Avrupa Birliği'nin Dış İşleri Bakanları yılda bir kez çeşitli sorunlar üzerine sohbet etmek üzere aralarında toplanıyorlar. Bu yıl ki toplantıya Türkiye de çağrıldı. AKP, önemimizi anladılar diye yorum yaptı. Ancak bizi çağıran, Avrupa Birliği'nin niyeti değil, bize taşıdığı iyi duygulardan dolayı Avrupa Birliği'nin şu an başkanlığını yapan Macaristan'dır. Orada da Bakan Fidan'a Avrupa Birliği ve Türkiye arası görüşmelerde bir gelişme düşünülmediği söylenmiştir. Türkiye'yi üye olarak düşünmemektedirler. AKP politikasıyla yönetilen ülkenin Avrupa Birliğine katılması gerçekte imkansızdır ve her an biraz daha imkansızlaşmaktadır. Brics'e katılmanın zamanı elbet gelecektir. Türkiye için Dünya'nın tek kutupluluktan kurtulması yolunda bu bir zorunluluk olacaktır ve Türkiye o zaman bunu yerine getirecektir.

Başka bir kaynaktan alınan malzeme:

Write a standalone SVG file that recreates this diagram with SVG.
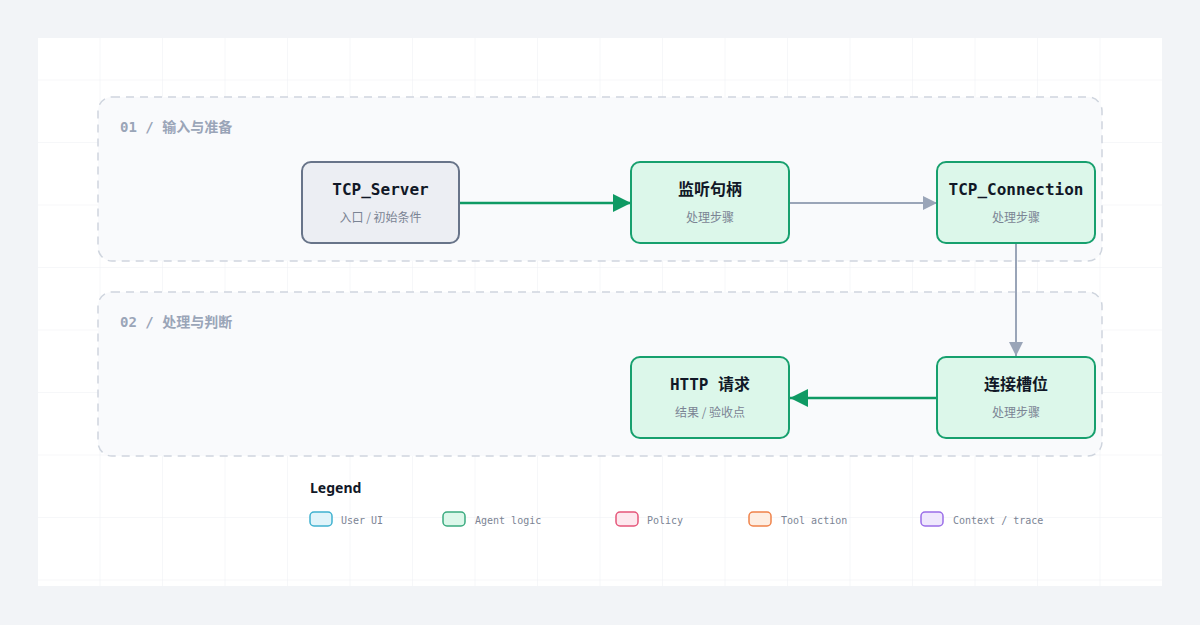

Küçük ülkelerin sorunları hep ekonomik sorunlardır ve bunlar için gerekecek olan paradır. İkinci kutup olunacaksa Kalkınma Bankası'nın sermayesinin arttırılması gerekecektir. Dünya Bankasının ve İMF'nin parasal gücüne eşit bir güç olmak gerekir. Doların öneminin diğer ülkelerin paralarının düzeyine inmesi için çeşitli yöntemler araştırılmalı ve bulunmalıdır. Ekonomide onların yaptığı gibi kurallar ve kurumlar yaratılmalıdır. Ekonomide de iki kutuplu olmak gerekiyor. İki kutuplu Dünya'nın uluslar arası ilişkilerde önemiyse ülkelerin güvenliğiyle ilgilidir. Arap ülkeleri Sovyetlerin kontrolünde olduğu için ABD onlara karışamazdı. Brics, ABD'ye Sovyetlerin gücünde olduğunu göstermelidir. Askeri güç önemlidir elbette ama ekonomik güç de karşı tarafı çekinik davranmaya yöneltebilir. Brics uluslararası sorunlarda ortak kararlarını ortaya koymalıdır. Ekonomik sorunlarda da hakim olduğu ekonomik güçleri kullanmaya başlamalıdır. Sahip olunan gücün kullanılması ya da kullanılmamasıyla karşı tarafda zararlara yol açmak düşüncesi gibi.